Anthologie palatine, Epigrammes démonstratives, Livre IX

372. Anonyme. — Ayant tissé sa fine toile sous ses pattes agiles, une araignée tenait une cigale enlacée dans ses rets perfides. Moi, voyant gémir sur ses fines entraves cette petite si amie du chant, je ne passai point indifférent près de l’araignée, mais je dénouai le lacet et délivrai la cigale, en ajoutant ces mots : « Sois sauvée, toi qui chantes avec la voix des Muses. »

583. Mon ami, si tu es lettré, prends-moi dans tes mains ; mais si tu es tout à fait profane dans les arts des Muses, laisse là ce que tu ne saurais comprendre. Car je ne suis pas accessible à tous, et bien peu de gens admirent Thucydide, fils d’Oloros, de la race des Cécropides.

Anthologie palatine, Epigrammes morales, Livre X

40. ‹Théognis›. — N’abandonne jamais l’ami présent pour en chercher un autre, en ajoutant foi aux propos de malhonnêtes gens.

72. Palladas. — La vie est un théâtre et un jeu : ou apprenez à jouer, congédiant toute idée sérieuse, ou supportez vos chagrins.

Anthologie palatine, La Muse garçonnière, Livre XII

17. Asclépiade ou Posidippe. — Non, pas d’amour féminin en mon cœur ! D’une mâle passion je brûle, brasier que rien n’éteint. Plus terrible est ce feu ! Autant le mâle en force surpasse la femelle, autant la passion qu’il inspire est plus vive.

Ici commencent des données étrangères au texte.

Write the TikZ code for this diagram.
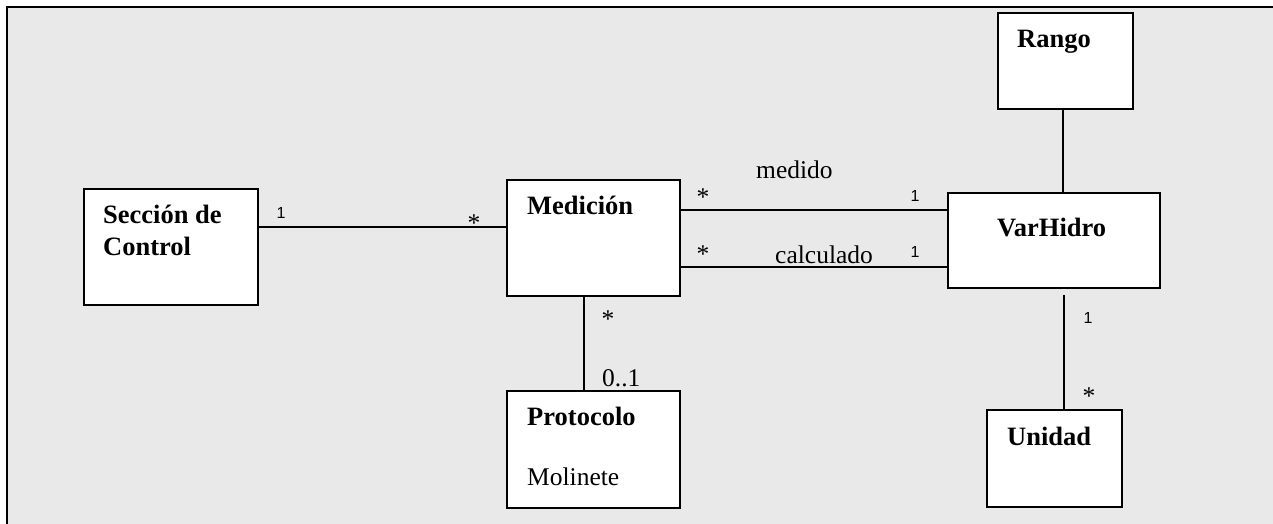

115. Anonyme. — J’ai bu la folie sans mélange ; tout grisé de paroles je me suis armé pour la route d’une grande déraison. J’irai au cômos. Le tonnerre, les éclairs, je m’en moque : il peut bien les lancer ; j’ai une armure invincible, l’Amour.

Le livre

Anthologie grecque, textes traduits par R. Aubreton, F. Buffière, P. Camelot, A. Dain,
A.-M. Desrousseaux, M. Dumitrescu, J. Guillon, J. Irigoin,
P. Laurens, H. Le Maître, E. des Places, G. Soury et P. Waltz. préface et notes par Pierre Laurens, illustrations par Marin Martinie, Les Belles Lettres, série du Centenaire, 2019, 12 x 19 cm (avec rabats), XL + 712 pages, en librairie le 19 avril 2019, 23 €

Cette anthologie dont la réception française actuelle a nécessité un vaste travail collectif, réunit, en traduction seule, 16 livres, publiés entre 1936 et 2011 dans la Collection des Universités de France.